Но… теперь..? Ивушка, ты пишешь, что мучился моим молчанием 8-го и 9-го, но у тебя же (по твоим словам) были мои письма от 29-го уже 6-го. Объясни. Я ничего не понимаю. Я послала 3 expres — все 30-го, одно, кажется, писала 29-го. Ах, пока не забыла: не посылай на Сережу ничего для меня! Если ты деньги пришлешь, то я серьезно очень разгневаюсь. Не шути со мной тогда. С. пошлет обратно. Не надо ссориться. Умоляю. Мне ничего не надо. Деньги у меня есть! Духов, — не надо тоже. Я понимаю, что тебе хочется это, но меня смущает. Не надо. Те, что я от Guerlain имела, давно… тех нет здесь, как вообще ничего из Парижа. Есть еще несколько Коти, случайно. Но те, Guerlain, — я не могу принять, — они дорогие, я не хочу! Когда увижу тебя, то и будет, а сейчас — не надо! Ты понимаешь — мне совестно!? Книги твои я принимаю с восторгом! Я обожаю тебя, Иван мой милый! Преклоняюсь. Великий, чудный, прекрасный, гениальный, Иван Сергеевич[144]! Какой ты добрый, милый к людям, чуткий! Душенька моя! Нет, для тебя не может давать Господь испытаний. Это мне: — «…и Аз воздам…»381 Мне, гадкой, за то, что м. б. хотела в жизни не только видеть шипы, за то что позволяла себе «играть», забыться, не думать… Не часто это было. Я всегда людей жалела, берегла их сердце. А сама я часто страдала, себя я не щадила. За что же так жестоко теперь? За что же ты страдаешь?! Я помню, как я однажды, сперва увлекшись одним врачом382, приват-доцентом, не зная о нем ничего подробно, встречалась с ним. У нас в клинике, на вечеринках пел он (дивно), был эстет и музыкант. Когда-нибудь, если хочешь, расскажу больше. Был в форме S. A.383, — для меня символ борьбы с большевизмом. Это было [в] 1934 г. Искусство, поездки на его машине за город, прогулки. Редко, 1–2 раза, вечером и даже за полночь вино, шампанское… Я знала о нем очень мало. О его личной жизни. Видела его только. Узнала, что он женат. Это было мне ужасно. Помню, как я его убеждала забыть меня. Я упрекала себя в легкомыслии, в увлеченности, я не смела так, должна была отдавать отчет! Я тотчас же ему сказала, что не могу продолжать видеться. Ничего особенного в этих встречах не было. Но не хотела я больше привязываться дальше. Он уверял, что с женой у него все кончено, что они только под одной кровлей, а что ей он не муж давно.

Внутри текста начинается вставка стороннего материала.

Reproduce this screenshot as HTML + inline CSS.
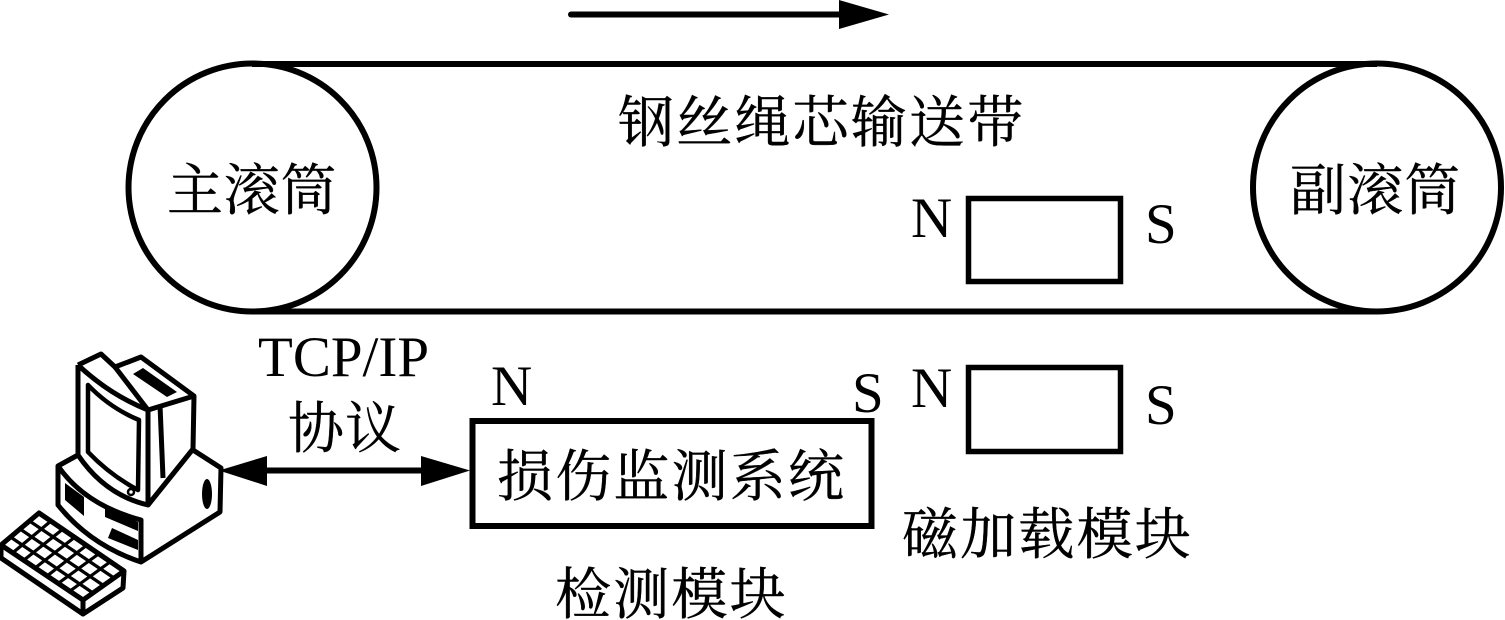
<!DOCTYPE html>
<html><head><meta charset="utf-8"><style>
html,body{margin:0;padding:0;background:#fff;width:1505px;height:620px;overflow:hidden}
svg{display:block}
.c{font-family:"Liberation Serif","Noto Serif CJK SC",serif;font-size:56px;fill:#000;stroke:#000;stroke-width:.4px}
.l{font-family:"Liberation Serif",serif;font-size:57px;fill:#000}
</style></head><body>
<svg width="1505" height="620" viewBox="0 0 1505 620" xmlns="http://www.w3.org/2000/svg">
<rect width="1505" height="620" fill="#fff"/>
<g fill="none" stroke="#000" stroke-width="6">
<line x1="252" y1="64" x2="1377" y2="64"/>
<line x1="252" y1="311.500" x2="1377" y2="311.500"/>
<circle cx="252.500" cy="187.500" r="124"/>
<circle cx="1377" cy="187.500" r="124"/>
<rect x="968.500" y="198.500" width="152" height="83" stroke-width="5.500"/>
<rect x="968.500" y="367.500" width="152" height="84" stroke-width="5.500"/>
<rect x="472.500" y="421" width="399" height="105"/>
</g>
<line x1="571" y1="14.500" x2="845" y2="14.500" stroke="#000" stroke-width="6" stroke-linecap="round"/>
<polygon points="839,0 889,14.500 839,29" fill="#000"/>
<line x1="260" y1="470.500" x2="430" y2="470.500" stroke="#000" stroke-width="6"/>
<polygon points="219,470.500 267,456 267,486" fill="#000"/>
<polygon points="470,470.500 421,456 421,486" fill="#000"/>

<text class="c" x="618" y="142" letter-spacing="2.200">钢丝绳芯输送带</text>
<text class="c" x="167" y="210" letter-spacing="0.800">主滚筒</text>
<text class="c" x="1290" y="210" letter-spacing="1.200">副滚筒</text>
<text class="c" x="288" y="448" letter-spacing="1">协议</text>
<text class="c" x="497" y="496" letter-spacing="2.200">损伤监测系统</text>
<text class="c" x="555" y="614" letter-spacing="2.200">检测模块</text>
<text class="c" x="902" y="554" letter-spacing="2.200">磁加载模块</text>

<text class="l" x="258" y="376">TCP/IP</text>
<text class="l" x="491" y="405">N</text>
<text class="l" x="852" y="412">S</text>
<text class="l" x="911" y="237">N</text>
<text class="l" x="1145" y="243">S</text>
<text class="l" x="911" y="407">N</text>
<text class="l" x="1145" y="424">S</text>

<!-- computer -->
<g fill="none" stroke="#000" stroke-width="5" stroke-linejoin="round">
<path d="M78,455 L58,466 L58,505 Q90,545 141,562 L220,512 L221,468 L193,450"/>
<path d="M58,466 Q85,505 141,520 L141,562"/>
<path d="M78,365 L101,354 L115,367 L141,357 L194,396 L193,449 L148,505"/>
<path d="M78,365 L78,455 Q105,495 148,505 L148,410 L194,396"/>
<path d="M78,365 Q110,395 148,410"/>
<path d="M115,367 L148,410"/>
<path d="M88,385 Q110,408 139,420 L138,490 Q110,475 88,452 Z" stroke-width="4.500"/>
<path d="M160,405 L163,478" stroke-width="5"/>
<circle cx="131" cy="492" r="3" stroke-width="2.500"/>
<path d="M39,513 L124,571 L83,600 L1,545 Z"/>
<path d="M1,545 L1,558 L83,614 L123,588 L124,571"/>
<path d="M83,600 L83,614"/>
</g>
<g fill="none" stroke="#000" stroke-width="3.200">
<path d="M29.500,521 L114,578 M20,529 L103.500,585.500 M10.500,537 L93,593"/>
<path d="M51,521 L12.500,553 M63,529 L24,560 M75,537 L35,568 M87,545 L47,576 M98.500,554 L58,583.500 M110,562 L70,591"/>
</g>
<g fill="#000">
<polygon points="133,374 143,368 177,392 167,397"/>
<polygon points="65,483 84,497 84,516 65,500"/>
<polygon points="105,508 138,522 138,531 105,517"/>
<polygon points="112,528 138,540 138,550 108,538"/>
<ellipse cx="207" cy="494" rx="5" ry="15"/>
</g>
</svg>
</body></html>
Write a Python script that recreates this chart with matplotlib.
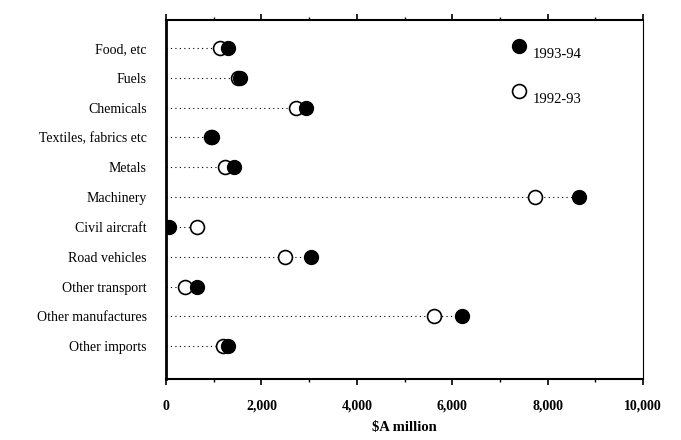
import matplotlib
matplotlib.use("Agg")
import matplotlib.pyplot as plt
from matplotlib.ticker import MultipleLocator, FuncFormatter

categories = ["Food, etc", "Fuels", "Chemicals", "Textiles, fabrics etc", "Metals",
              "Machinery", "Civil aircraft", "Road vehicles", "Other transport",
              "Other manufactures", "Other imports"]
v_1992_93 = [1130, 1500, 2725, 950, 1240, 7740, 650, 2495, 400, 5620, 1195]
v_1993_94 = [1300, 1550, 2935, 965, 1425, 8660, 60, 3040, 650, 6205, 1300]

plt.rcParams['font.family'] = ['Liberation Serif', 'DejaVu Serif']

fig = plt.figure(figsize=(6.81, 4.40), dpi=100)
ax = fig.add_axes([166/681, 1-379/440, (643-166)/681, (379-20)/440])

ys = list(range(len(categories)))
for y, a, b in zip(ys, v_1992_93, v_1993_94):
    ax.plot([0, max(a, b)], [y, y], color='black', lw=0.8, linestyle=(0, (1, 3)), zorder=1)
ax.plot(v_1992_93, ys, 'o', ms=10, mfc='white', mec='black', mew=1.2, linestyle='none', zorder=2)
ax.plot(v_1993_94, ys, 'o', ms=10, mfc='black', mec='black', linestyle='none', zorder=3)

# legend drawn in data space
ax.plot([7400], [-0.07], 'o', ms=10, mfc='black', mec='black', clip_on=False)
ax.plot([7400], [1.44], 'o', ms=10, mfc='white', mec='black', mew=1.2, clip_on=False)
ax.text(7690, 0.23, "1993-94", fontsize=10.5, va='center', ha='left')
ax.text(7690, 1.73, "1992-93", fontsize=10.5, va='center', ha='left')

ax.set_xlim(0, 10000)
ax.set_ylim(11.1, -0.94)
ax.set_yticks(ys)
ax.set_yticklabels(categories, fontsize=10)
ax.tick_params(axis='y', length=0, pad=14)
ax.xaxis.set_major_locator(MultipleLocator(2000))
ax.xaxis.set_minor_locator(MultipleLocator(1000))
ax.xaxis.set_major_formatter(FuncFormatter(lambda v, p: f"{int(v):,}"))
ax.tick_params(axis='x', which='both', direction='out', top=True, labelsize=10, pad=11)
ax.tick_params(axis='x', which='major', length=4, width=1.2)
ax.tick_params(axis='x', which='minor', length=2, width=1)
for t in ax.get_xticklabels():
    t.set_fontweight('bold')
ax.spines['left'].set_linewidth(2.0)
ax.spines['bottom'].set_linewidth(1.5)
ax.spines['top'].set_linewidth(1.5)
ax.spines['right'].set_linewidth(0.8)
ax.set_xlabel(r"\$A million", fontsize=10.5, fontweight='bold', labelpad=6)

fig.savefig("out.png", dpi=100)
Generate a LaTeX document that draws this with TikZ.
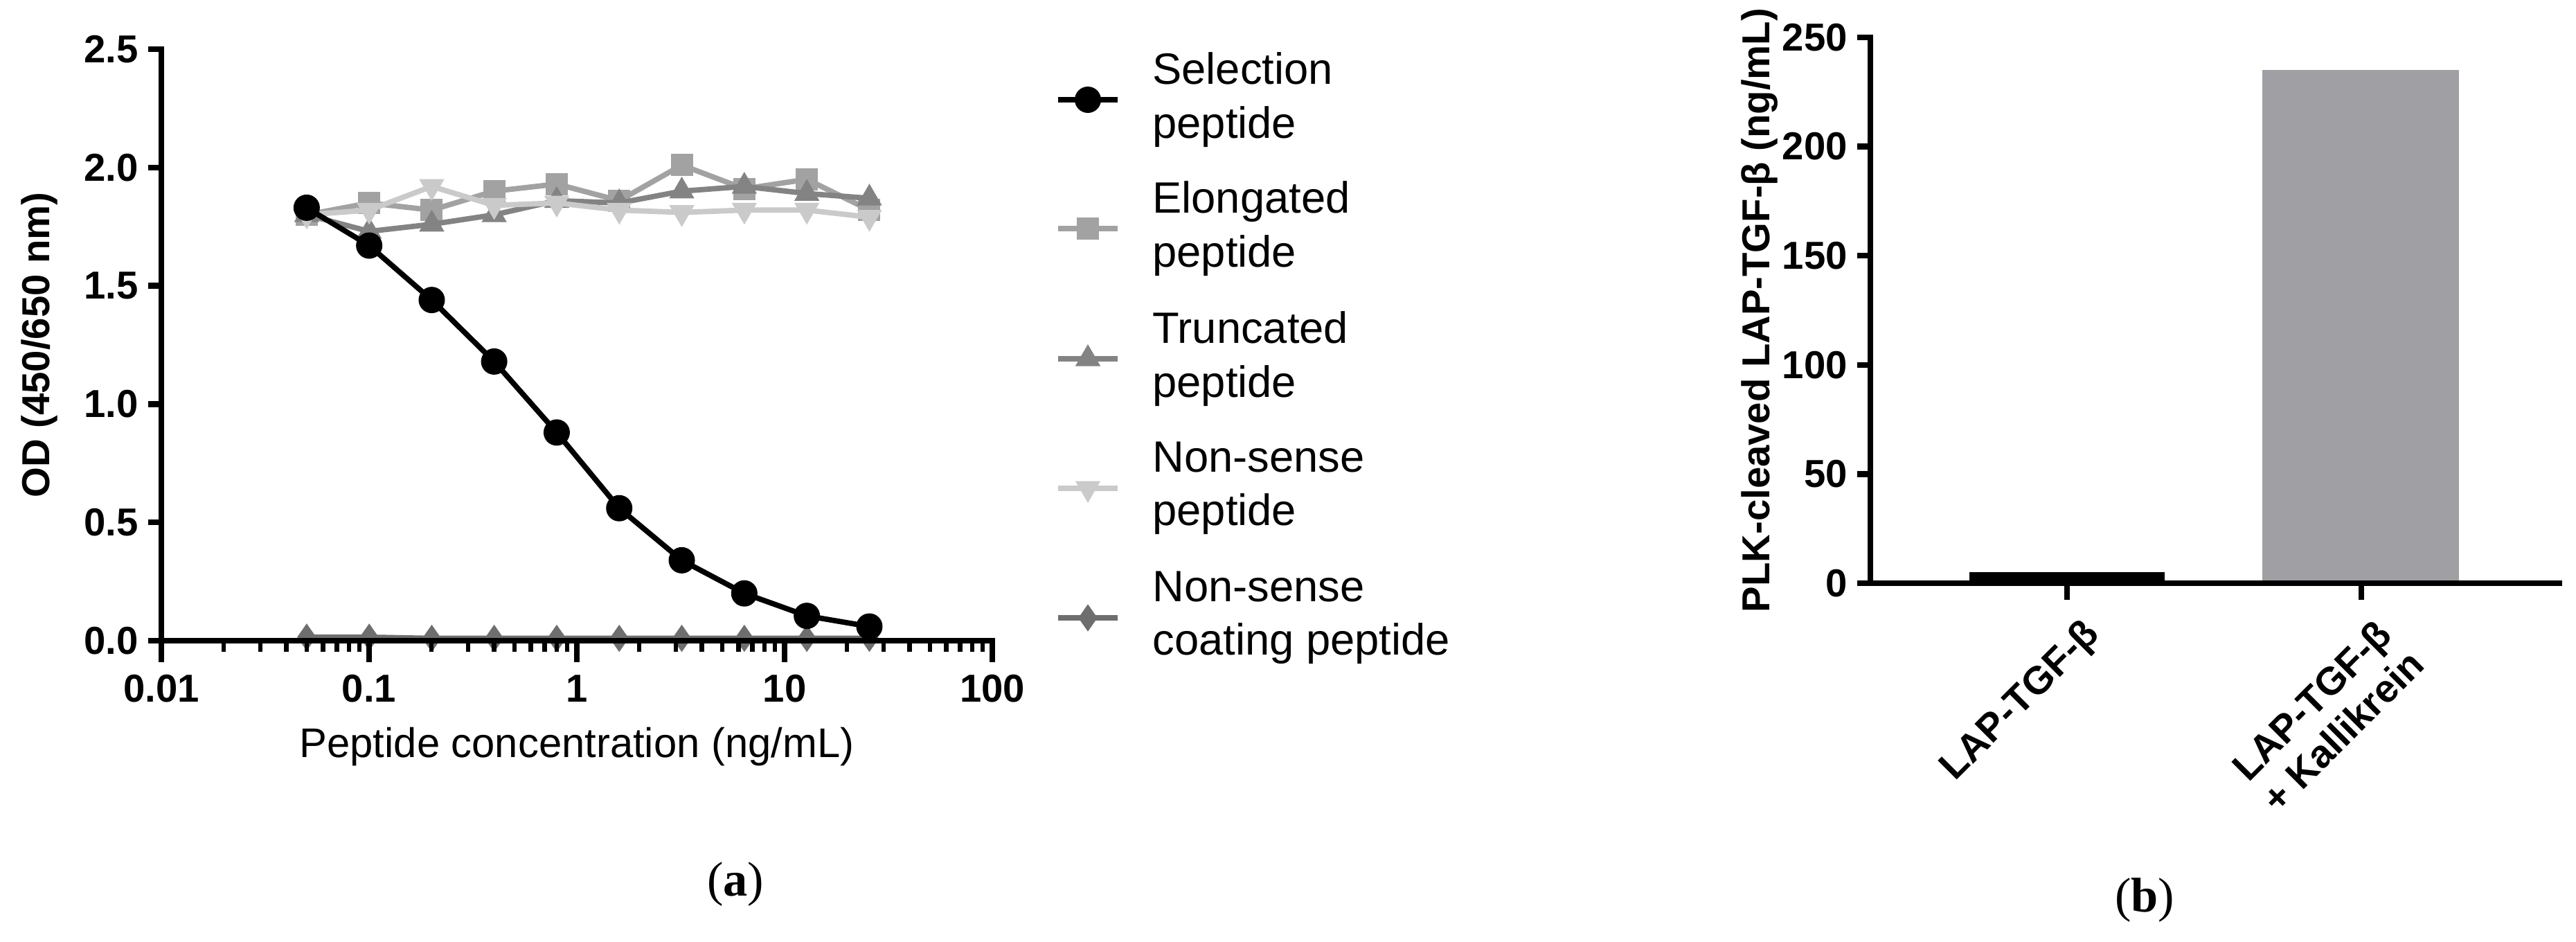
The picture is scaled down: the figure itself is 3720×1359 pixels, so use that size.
\documentclass[tikz,border=0pt]{standalone}
\usepackage{fontspec}
\setmainfont{Liberation Sans}
\newfontfamily\capfont{Liberation Serif}
\usetikzlibrary{shapes.geometric}
\definecolor{cE}{HTML}{A2A2A2}
\definecolor{cT}{HTML}{838383}
\definecolor{cN}{HTML}{CACACA}
\definecolor{cC}{HTML}{6E6E6E}
\definecolor{cBar}{HTML}{A0A0A4}
\tikzset{
  axisline/.style={line width=2.4pt, line cap=rect},
  ticklab/.style={font=\fontsize{16}{18}\selectfont\bfseries},
  legtext/.style={font=\fontsize{18}{22}\selectfont, align=left, anchor=west},
  dline/.style={line width=2.2pt},
  mcirc/.style={circle, fill, inner sep=0pt, minimum size=0.38cm},
  msq/.style={rectangle, fill, inner sep=0pt, minimum size=0.32cm},
  mup/.style={regular polygon, regular polygon sides=3, fill, inner sep=0pt, minimum size=0.42cm},
  mdown/.style={regular polygon, regular polygon sides=3, shape border rotate=180, fill, inner sep=0pt, minimum size=0.42cm},
  mdia/.style={diamond, fill, inner sep=0pt, minimum width=0.28cm, minimum height=0.4cm},
}
\begin{document}
\begin{tikzpicture}[x=0.01cm,y=-0.01cm]
\useasboundingbox (0,0) rectangle (3720,1359);
% ===== panel (a) =====
\foreach \vals/\col/\mk in {
 {1.80,1.85,1.82,1.90,1.93,1.86,2.01,1.91,1.95,1.82}/cE/msq,
 {1.80,1.73,1.76,1.80,1.86,1.85,1.90,1.92,1.89,1.87}/cT/mup,
 {1.80,1.82,1.92,1.84,1.85,1.82,1.81,1.82,1.82,1.79}/cN/mdown,
 {0.015,0.015,0.01,0.01,0.01,0.01,0.01,0.01,0.01,0.01}/cC/mdia,
 {1.83,1.67,1.44,1.18,0.88,0.56,0.34,0.20,0.105,0.06}/black/mcirc}{
  \foreach \v [count=\k from 0] in \vals {
    \pgfmathsetmacro\xx{233+300*(log10(0.05*2^\k)+2)}
    \pgfmathsetmacro\yy{925-341.6*\v}
    \coordinate (p\k) at (\xx,\yy);
  }
  \draw[dline,\col] (p0)--(p1)--(p2)--(p3)--(p4)--(p5)--(p6)--(p7)--(p8)--(p9);
  \foreach \k in {0,...,9} \node[\mk,\col] at (p\k) {};
}
% axes
\draw[axisline] (233,71) -- (233,925) -- (1433,925);
\foreach \v/\l in {0/0.0,0.5/0.5,1/1.0,1.5/1.5,2/2.0,2.5/2.5}{
  \draw[axisline] (233,{925-341.6*\v}) -- (218,{925-341.6*\v});
  \node[ticklab,anchor=east] at (212,{925-341.6*\v}) {\l};
}
\foreach \d/\l [count=\i from 0] in {0/0.01,1/0.1,2/1,3/10,4/100}{
  \draw[axisline] ({233+300*\d},925) -- ({233+300*\d},952);
  \node[ticklab,anchor=north] at ({233+300*\d},962) {\l};
}
\foreach \d in {0,1,2,3}{
  \foreach \m in {2,...,9}{
    \draw[line width=1.8pt] ({233+300*(\d+log10(\m))},925) -- ({233+300*(\d+log10(\m))},941);
  }
}
\node[font=\fontsize{16}{18}\selectfont\bfseries, rotate=90] (ylab) at (57,498) {OD (450/650 nm)};
\node[font=\fontsize{17}{20}\selectfont] (xlab) at (833,1078) {Peptide concentration (ng/mL)};
% legend
\foreach \y/\col/\mk/\txt in {
 144/black/mcirc/{Selection\\peptide},
 330/cE/msq/{Elongated\\peptide},
 518/cT/mup/{Truncated\\peptide},
 705/cN/mdown/{Non-sense\\peptide},
 892/cC/mdia/{Non-sense\\coating peptide}}{
  \draw[dline,\col] (1528,\y) -- (1614,\y);
  \node[\mk,\col] at (1571,\y) {};
  \node[legtext] at (1652,\y) {\txt};
}
\node[font=\capfont\fontsize{20}{24}\selectfont] (capa) at (1062,1277) {(\textbf{a})};
% ===== panel (b) =====
\fill[black] (2844,826) rectangle (3126,842);
\fill[cBar] (3267,101) rectangle (3551,842);
\draw[axisline] (2701,54) -- (2701,842) -- (3696,842);
\foreach \v in {0,50,100,150,200,250}{
  \draw[axisline] (2701,{842-3.152*\v}) -- (2686,{842-3.152*\v});
  \node[ticklab,anchor=east] at (2680,{842-3.152*\v}) {\v};
}
\draw[axisline] (2985,842) -- (2985,862);
\draw[axisline] (3410,842) -- (3410,862);
\node[ticklab,anchor=north east,rotate=45] (l1) at (3005,872) {LAP-TGF-β};
\node[ticklab,anchor=north east,rotate=45,align=center] (l2) at (3430,872) {LAP-TGF-β\\+ Kallikrein};
\node[ticklab,rotate=90] (ylab2) at (2541,448) {PLK-cleaved LAP-TGF-β (ng/mL)};
\node[font=\capfont\fontsize{20}{24}\selectfont] (capb) at (3097,1300) {(\textbf{b})};
\end{tikzpicture}
\end{document}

Что ей это — все равно. Не правда это было. Я все потом узнала, случайно. Она очень страдала. Не из-за меня… со мной ничего не было большого, — бывали до меня, другие. Но не думай, однако, что это был «Draufgänger»[145] — нет, — не знаю почему. Я умоляла его меня забыть. А он-то: дежурил у клиники, к нам на дом приходил, с Сережей говорить хотел, с родителями. Всюду искал меня, не отдавал жизни. Я стойко уходила. Господи, Ты видел, не хотела я чужих слез. Я ее жалела. Я знала, что ее он ценил, что не все у них еще сломалось. Были дети, четверо и один еще приемыш, калека — пациент его.
Я это все узнала. Удивительно узнала. И я ему писала. Просила во имя любви ко мне понять, что я не могу около него остаться, что это против моего душевного уклада. Не понял и вот что писал: «Der Brief, den Du mir schriebst, und den ich eben nochmal durchlas, ist eine Offenbarung. So herzig, wie Du mir schriebst, soil ich Dein Kamerad bleiben.